The formula interface from the opening of this chapter, where + stopped meaning addition and started meaning “include this predictor” — you now know exactly how that trick works: an S3 class, a method for +, and a function that interprets the captured expression in a new context. R gave the formula system no special privileges. The same tools are available to you. When you find yourself writing repetitive, mechanical code, consider whether a small DSL, even just a class with a few overloaded operators, would let you express the same ideas more directly.

Exercises

  1. Extend the unit DSL with a summary.unit_val method that, given a list of unit_val objects (all with the same unit), returns the min, max, and mean. Validate that all units match.

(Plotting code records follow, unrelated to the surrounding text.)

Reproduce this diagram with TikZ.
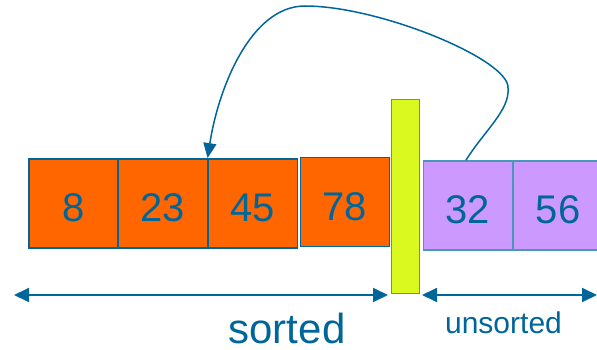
\documentclass[tikz,border=0pt]{standalone}
\usepackage{fontspec}
\setmainfont{Liberation Sans}
\usetikzlibrary{arrows.meta}
\definecolor{inkblue}{HTML}{006699}
\definecolor{edgeblue}{HTML}{4A98B8}
\definecolor{sortedfill}{HTML}{FF6600}
\definecolor{unsortedfill}{HTML}{CC99FF}
\definecolor{wallfill}{HTML}{DAF91F}
\tikzset{
  cell/.style={draw=inkblue, line width=1.8pt, fill=sortedfill, inner sep=0pt,
    minimum width=89pt, minimum height=89pt, text=inkblue,
    text height=36pt, text depth=0pt,
    font=\fontsize{40}{40}\selectfont},
  opencell/.style={cell, draw=edgeblue, fill=unsortedfill},
  wall/.style={draw=edgeblue, line width=1.5pt, fill=wallfill, inner sep=0pt,
    minimum width=28pt, minimum height=194pt},
  span/.style={draw=inkblue, line width=1.8pt,
    {Triangle[length=15pt,width=14pt]}-{Triangle[length=15pt,width=14pt]}},
  move/.style={draw=inkblue, line width=1.5pt, -{Triangle[length=15pt,width=13pt]}},
  caption/.style={text=inkblue, inner sep=0pt, anchor=base, text depth=0pt}
}
\begin{document}
\begin{tikzpicture}[x=1pt,y=-1pt]
\useasboundingbox (0,0) rectangle (597,350);
% sorted part
\node[cell] (c8)  at (73.5,203.5) {8};
\node[cell] (c23) at (163,203.5) {23};
\node[cell] (c45) at (253,203.5) {45};
\node[cell] (c78) at (345,202) {78};
% divider
\node[wall] (bar) at (405.5,196.5) {};
% unsorted part
\node[opencell] (c32) at (468,205.5) {32};
\node[opencell] (c56) at (558,205.5) {56};
% range arrows
\coordinate (sl) at (14,295);
\coordinate (sr) at (388,295);
\coordinate (ul) at (422,295);
\coordinate (ur) at (597,295);
\draw[span] (sl) -- (sr);
\draw[span] (ul) -- (ur);
\node[caption, font=\fontsize{42}{42}\selectfont] (lsorted) at (287,343) {sorted};
\node[caption, font=\fontsize{30}{30}\selectfont] (lunsorted) at (503.5,333) {unsorted};
% insertion move
\draw[move] ([xshift=-2pt]c32.north) .. controls (485,130) and (510,110) .. (508,88)
  .. controls (510,60) and (380,6) .. (305,6)
  .. controls (250,6) and (218,90) .. (c45.north west);
\end{tikzpicture}
\end{document}
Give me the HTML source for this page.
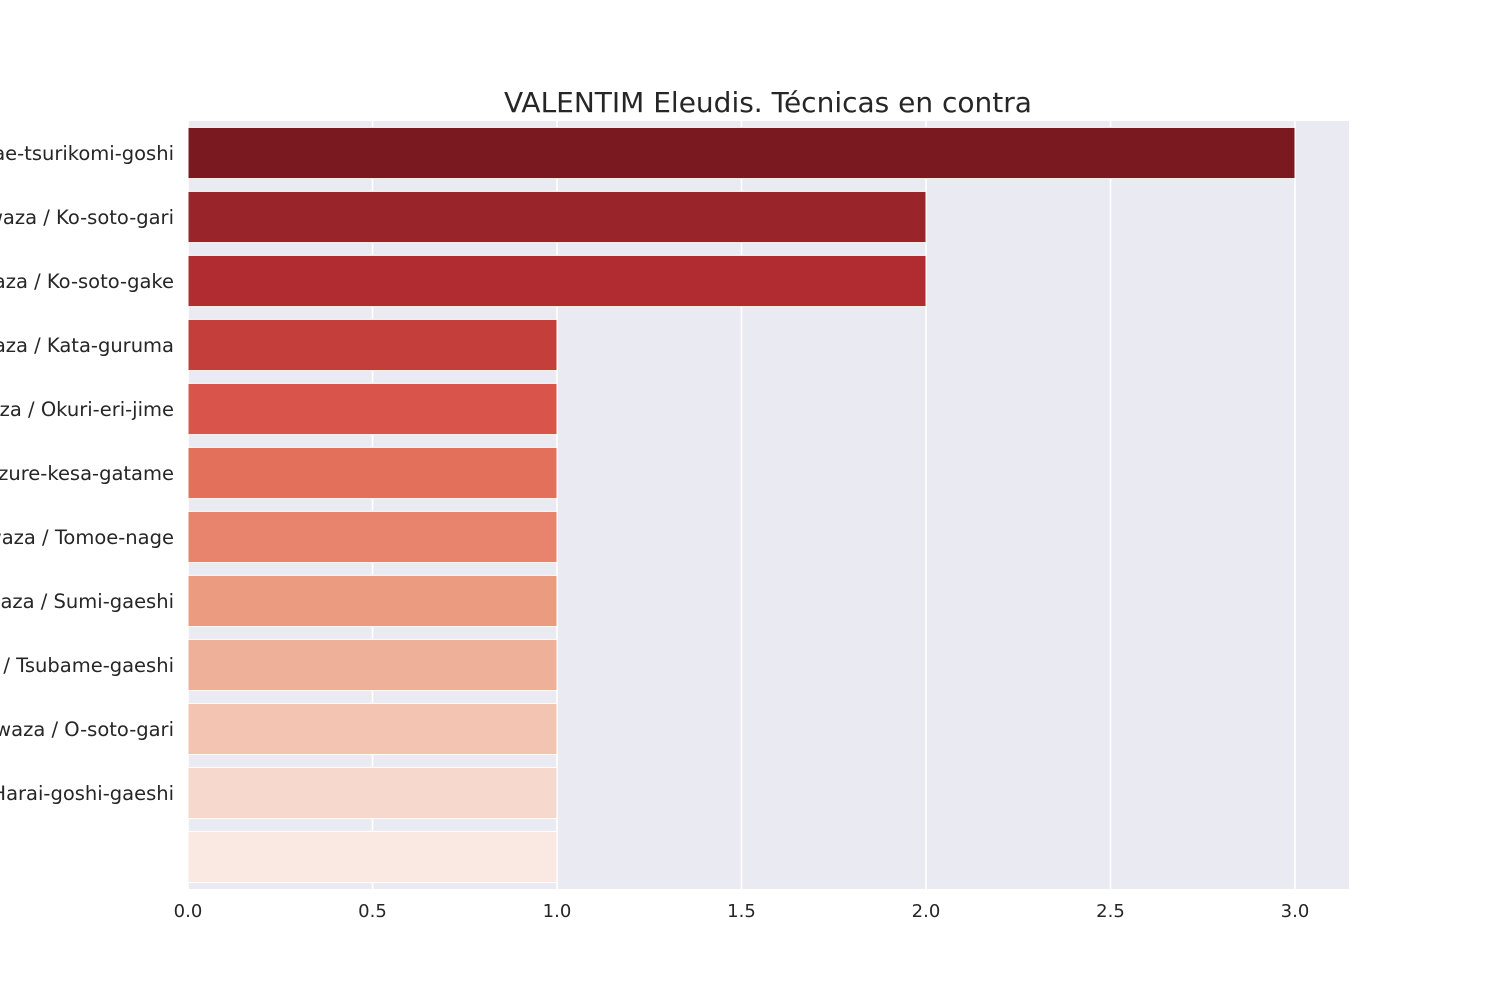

  2. Design (on paper, no code required) a DSL for describing file-processing pipelines: read a CSV, filter rows, rename columns, write output. What would the verbs be? What class would they operate on? How would they compose?
  3. Read the source of htmltools::tag(). How does it build HTML from R function calls? Which of the techniques from this chapter does it use?
  4. Pick a repetitive task from your own work. Sketch a five-function DSL that would make it more concise. What class would you define? What operators would you overload?